Data supplied
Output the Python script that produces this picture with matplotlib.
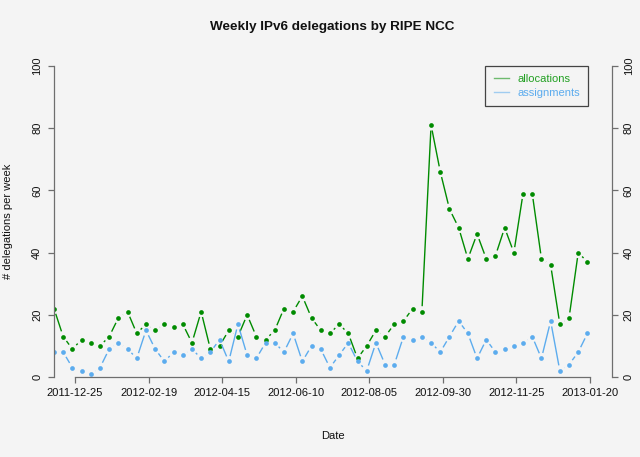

* * *

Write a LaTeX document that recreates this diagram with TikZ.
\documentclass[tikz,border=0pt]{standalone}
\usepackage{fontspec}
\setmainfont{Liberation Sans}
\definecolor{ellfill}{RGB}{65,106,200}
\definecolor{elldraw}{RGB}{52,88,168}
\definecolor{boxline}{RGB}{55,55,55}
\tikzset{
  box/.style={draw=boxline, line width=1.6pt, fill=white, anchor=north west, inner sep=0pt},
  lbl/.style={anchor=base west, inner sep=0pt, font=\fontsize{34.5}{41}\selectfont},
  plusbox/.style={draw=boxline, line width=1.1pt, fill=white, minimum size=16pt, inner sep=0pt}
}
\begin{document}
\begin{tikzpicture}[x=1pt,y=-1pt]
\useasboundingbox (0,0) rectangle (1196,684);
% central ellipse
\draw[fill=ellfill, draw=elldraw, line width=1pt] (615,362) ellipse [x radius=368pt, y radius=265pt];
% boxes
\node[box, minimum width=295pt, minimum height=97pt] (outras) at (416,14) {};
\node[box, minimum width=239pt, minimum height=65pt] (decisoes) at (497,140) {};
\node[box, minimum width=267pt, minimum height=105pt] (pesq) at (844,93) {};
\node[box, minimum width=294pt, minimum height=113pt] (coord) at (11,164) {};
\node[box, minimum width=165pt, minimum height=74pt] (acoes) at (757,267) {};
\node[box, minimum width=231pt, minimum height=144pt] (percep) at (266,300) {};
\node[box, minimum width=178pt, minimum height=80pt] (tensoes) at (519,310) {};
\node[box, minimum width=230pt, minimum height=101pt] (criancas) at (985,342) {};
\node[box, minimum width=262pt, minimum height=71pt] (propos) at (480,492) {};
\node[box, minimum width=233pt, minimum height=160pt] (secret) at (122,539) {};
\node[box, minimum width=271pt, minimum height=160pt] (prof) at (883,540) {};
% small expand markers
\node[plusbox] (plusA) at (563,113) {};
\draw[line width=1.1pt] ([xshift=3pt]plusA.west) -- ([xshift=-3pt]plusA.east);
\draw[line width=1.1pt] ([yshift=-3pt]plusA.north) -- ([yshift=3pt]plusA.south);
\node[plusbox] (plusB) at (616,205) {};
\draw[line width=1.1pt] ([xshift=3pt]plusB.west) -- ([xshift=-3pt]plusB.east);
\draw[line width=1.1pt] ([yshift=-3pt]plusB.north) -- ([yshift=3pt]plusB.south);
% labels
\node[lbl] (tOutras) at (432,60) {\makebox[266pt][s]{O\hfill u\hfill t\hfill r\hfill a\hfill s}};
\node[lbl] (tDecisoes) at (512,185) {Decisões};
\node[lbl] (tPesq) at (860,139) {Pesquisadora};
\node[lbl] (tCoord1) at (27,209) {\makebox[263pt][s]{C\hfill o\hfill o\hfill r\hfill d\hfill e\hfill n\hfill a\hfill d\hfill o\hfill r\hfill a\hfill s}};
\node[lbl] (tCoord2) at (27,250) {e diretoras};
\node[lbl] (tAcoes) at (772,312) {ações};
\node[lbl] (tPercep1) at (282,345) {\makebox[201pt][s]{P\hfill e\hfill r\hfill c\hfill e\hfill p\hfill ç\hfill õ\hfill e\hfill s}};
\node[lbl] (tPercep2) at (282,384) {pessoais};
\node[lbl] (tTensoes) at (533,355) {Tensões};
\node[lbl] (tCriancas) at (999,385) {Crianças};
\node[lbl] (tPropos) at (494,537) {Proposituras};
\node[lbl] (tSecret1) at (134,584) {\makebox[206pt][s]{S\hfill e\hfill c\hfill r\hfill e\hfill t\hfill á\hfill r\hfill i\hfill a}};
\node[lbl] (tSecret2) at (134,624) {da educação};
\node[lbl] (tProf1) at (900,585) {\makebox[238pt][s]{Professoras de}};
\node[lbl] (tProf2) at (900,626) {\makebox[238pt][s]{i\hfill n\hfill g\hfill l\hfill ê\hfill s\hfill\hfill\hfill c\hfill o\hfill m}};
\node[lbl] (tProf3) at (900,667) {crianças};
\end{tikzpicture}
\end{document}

...

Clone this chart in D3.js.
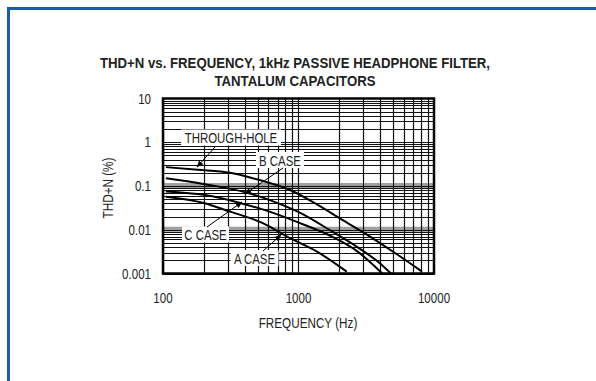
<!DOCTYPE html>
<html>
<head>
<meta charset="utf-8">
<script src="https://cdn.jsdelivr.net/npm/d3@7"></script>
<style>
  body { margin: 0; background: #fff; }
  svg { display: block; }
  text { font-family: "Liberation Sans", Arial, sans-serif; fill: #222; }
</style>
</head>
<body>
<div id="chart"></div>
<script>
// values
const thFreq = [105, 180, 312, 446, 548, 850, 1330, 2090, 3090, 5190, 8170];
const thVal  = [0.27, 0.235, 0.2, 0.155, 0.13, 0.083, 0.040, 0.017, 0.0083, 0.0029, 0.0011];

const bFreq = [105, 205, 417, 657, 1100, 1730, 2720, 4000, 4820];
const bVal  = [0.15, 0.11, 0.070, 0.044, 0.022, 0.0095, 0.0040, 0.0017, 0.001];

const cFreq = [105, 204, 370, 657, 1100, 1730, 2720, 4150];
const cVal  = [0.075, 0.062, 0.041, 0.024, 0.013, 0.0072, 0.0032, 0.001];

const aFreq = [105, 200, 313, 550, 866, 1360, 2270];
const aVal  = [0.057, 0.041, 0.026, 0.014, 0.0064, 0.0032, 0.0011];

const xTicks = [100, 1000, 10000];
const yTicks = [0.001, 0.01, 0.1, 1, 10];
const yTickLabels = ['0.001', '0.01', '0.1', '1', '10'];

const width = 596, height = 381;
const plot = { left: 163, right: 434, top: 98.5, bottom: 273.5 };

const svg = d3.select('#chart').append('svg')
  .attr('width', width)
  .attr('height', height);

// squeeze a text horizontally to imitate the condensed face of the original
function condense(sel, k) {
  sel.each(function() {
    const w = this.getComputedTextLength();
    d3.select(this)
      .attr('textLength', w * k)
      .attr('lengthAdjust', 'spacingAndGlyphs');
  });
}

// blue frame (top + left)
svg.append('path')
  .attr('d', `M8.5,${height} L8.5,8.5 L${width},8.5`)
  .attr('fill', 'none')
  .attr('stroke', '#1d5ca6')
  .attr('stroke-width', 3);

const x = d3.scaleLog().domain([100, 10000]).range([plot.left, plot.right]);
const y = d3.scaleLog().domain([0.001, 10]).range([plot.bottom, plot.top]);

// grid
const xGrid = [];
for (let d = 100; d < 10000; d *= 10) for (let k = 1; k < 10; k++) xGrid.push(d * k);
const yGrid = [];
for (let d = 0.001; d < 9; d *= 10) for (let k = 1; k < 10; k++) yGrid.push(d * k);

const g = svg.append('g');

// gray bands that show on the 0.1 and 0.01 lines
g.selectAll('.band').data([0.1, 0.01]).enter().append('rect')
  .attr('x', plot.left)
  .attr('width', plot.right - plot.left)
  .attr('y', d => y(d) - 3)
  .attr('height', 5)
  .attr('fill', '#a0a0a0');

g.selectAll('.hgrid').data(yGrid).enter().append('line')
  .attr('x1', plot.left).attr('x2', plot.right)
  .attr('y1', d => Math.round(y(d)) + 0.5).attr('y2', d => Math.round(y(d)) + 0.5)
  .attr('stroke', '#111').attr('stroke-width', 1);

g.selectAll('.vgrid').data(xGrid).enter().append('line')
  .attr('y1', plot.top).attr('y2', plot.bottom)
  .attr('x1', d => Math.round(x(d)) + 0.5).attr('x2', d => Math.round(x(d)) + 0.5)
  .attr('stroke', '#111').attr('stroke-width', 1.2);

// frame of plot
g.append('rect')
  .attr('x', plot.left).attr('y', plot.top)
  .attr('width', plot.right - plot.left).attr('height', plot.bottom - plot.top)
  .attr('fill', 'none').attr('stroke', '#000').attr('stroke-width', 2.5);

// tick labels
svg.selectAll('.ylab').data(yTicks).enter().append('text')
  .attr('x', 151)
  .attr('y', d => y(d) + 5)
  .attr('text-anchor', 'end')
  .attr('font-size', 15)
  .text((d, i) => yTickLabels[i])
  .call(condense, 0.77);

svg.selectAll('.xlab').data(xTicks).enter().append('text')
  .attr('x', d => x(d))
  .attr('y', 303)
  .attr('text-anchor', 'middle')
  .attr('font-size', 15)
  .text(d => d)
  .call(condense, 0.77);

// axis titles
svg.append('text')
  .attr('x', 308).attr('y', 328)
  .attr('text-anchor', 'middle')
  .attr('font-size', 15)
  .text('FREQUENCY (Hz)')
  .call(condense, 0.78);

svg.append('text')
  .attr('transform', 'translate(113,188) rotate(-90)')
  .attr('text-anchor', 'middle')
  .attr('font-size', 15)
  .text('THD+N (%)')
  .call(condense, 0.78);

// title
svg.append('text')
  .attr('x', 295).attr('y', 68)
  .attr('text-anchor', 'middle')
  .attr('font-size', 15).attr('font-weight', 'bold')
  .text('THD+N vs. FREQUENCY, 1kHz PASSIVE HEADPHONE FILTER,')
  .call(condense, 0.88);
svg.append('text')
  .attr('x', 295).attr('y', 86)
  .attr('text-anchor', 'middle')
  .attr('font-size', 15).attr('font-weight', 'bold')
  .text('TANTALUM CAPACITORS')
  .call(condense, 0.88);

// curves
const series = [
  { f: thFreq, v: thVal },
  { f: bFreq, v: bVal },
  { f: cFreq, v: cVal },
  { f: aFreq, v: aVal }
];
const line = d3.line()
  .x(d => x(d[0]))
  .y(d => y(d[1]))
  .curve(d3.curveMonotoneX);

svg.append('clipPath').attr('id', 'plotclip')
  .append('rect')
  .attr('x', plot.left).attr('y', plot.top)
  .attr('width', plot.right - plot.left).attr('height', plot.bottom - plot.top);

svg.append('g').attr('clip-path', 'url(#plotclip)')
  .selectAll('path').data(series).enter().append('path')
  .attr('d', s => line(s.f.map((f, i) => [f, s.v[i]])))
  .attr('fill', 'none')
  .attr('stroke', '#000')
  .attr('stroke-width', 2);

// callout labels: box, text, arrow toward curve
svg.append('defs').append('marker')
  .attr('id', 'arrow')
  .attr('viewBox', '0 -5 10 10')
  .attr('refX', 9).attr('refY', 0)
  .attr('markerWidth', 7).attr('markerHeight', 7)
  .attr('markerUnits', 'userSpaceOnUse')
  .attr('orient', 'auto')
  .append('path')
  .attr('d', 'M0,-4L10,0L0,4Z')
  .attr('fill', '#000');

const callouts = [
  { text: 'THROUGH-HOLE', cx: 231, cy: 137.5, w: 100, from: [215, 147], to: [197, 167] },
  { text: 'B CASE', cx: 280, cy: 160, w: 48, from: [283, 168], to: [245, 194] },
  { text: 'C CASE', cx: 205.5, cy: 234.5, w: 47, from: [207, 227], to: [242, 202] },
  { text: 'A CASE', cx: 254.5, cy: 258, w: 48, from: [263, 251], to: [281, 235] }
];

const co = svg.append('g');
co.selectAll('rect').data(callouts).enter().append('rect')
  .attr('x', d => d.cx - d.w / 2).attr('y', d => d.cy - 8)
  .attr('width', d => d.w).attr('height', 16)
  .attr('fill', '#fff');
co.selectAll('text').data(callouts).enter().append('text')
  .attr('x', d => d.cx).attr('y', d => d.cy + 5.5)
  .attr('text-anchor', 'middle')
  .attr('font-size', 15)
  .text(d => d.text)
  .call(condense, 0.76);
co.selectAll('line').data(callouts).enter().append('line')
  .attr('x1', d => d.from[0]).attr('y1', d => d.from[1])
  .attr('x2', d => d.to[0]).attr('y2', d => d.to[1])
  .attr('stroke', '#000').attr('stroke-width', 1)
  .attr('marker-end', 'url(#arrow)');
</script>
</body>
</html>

Direction
Pictures should be left out. Retype only the run of lines from the line containing "Clone this chart in D3.js." to the line containing "98.5, bottom: 273.5", inclusive.

Answer to this problem
Clone this chart in D3.js.
<!DOCTYPE html>
<html>
<head>
<meta charset="utf-8">
<script src="https://cdn.jsdelivr.net/npm/d3@7"></script>
<style>
  body { margin: 0; background: #fff; }
  svg { display: block; }
  text { font-family: "Liberation Sans", Arial, sans-serif; fill: #222; }
</style>
</head>
<body>
<div id="chart"></div>
<script>
// values
const thFreq = [105, 180, 312, 446, 548, 850, 1330, 2090, 3090, 5190, 8170];
const thVal  = [0.27, 0.235, 0.2, 0.155, 0.13, 0.083, 0.040, 0.017, 0.0083, 0.0029, 0.0011];

const bFreq = [105, 205, 417, 657, 1100, 1730, 2720, 4000, 4820];
const bVal  = [0.15, 0.11, 0.070, 0.044, 0.022, 0.0095, 0.0040, 0.0017, 0.001];

const cFreq = [105, 204, 370, 657, 1100, 1730, 2720, 4150];
const cVal  = [0.075, 0.062, 0.041, 0.024, 0.013, 0.0072, 0.0032, 0.001];

const aFreq = [105, 200, 313, 550, 866, 1360, 2270];
const aVal  = [0.057, 0.041, 0.026, 0.014, 0.0064, 0.0032, 0.0011];

const xTicks = [100, 1000, 10000];
const yTicks = [0.001, 0.01, 0.1, 1, 10];
const yTickLabels = ['0.001', '0.01', '0.1', '1', '10'];

const width = 596, height = 381;
const plot = { left: 163, right: 434, top: 98.5, bottom: 273.5 };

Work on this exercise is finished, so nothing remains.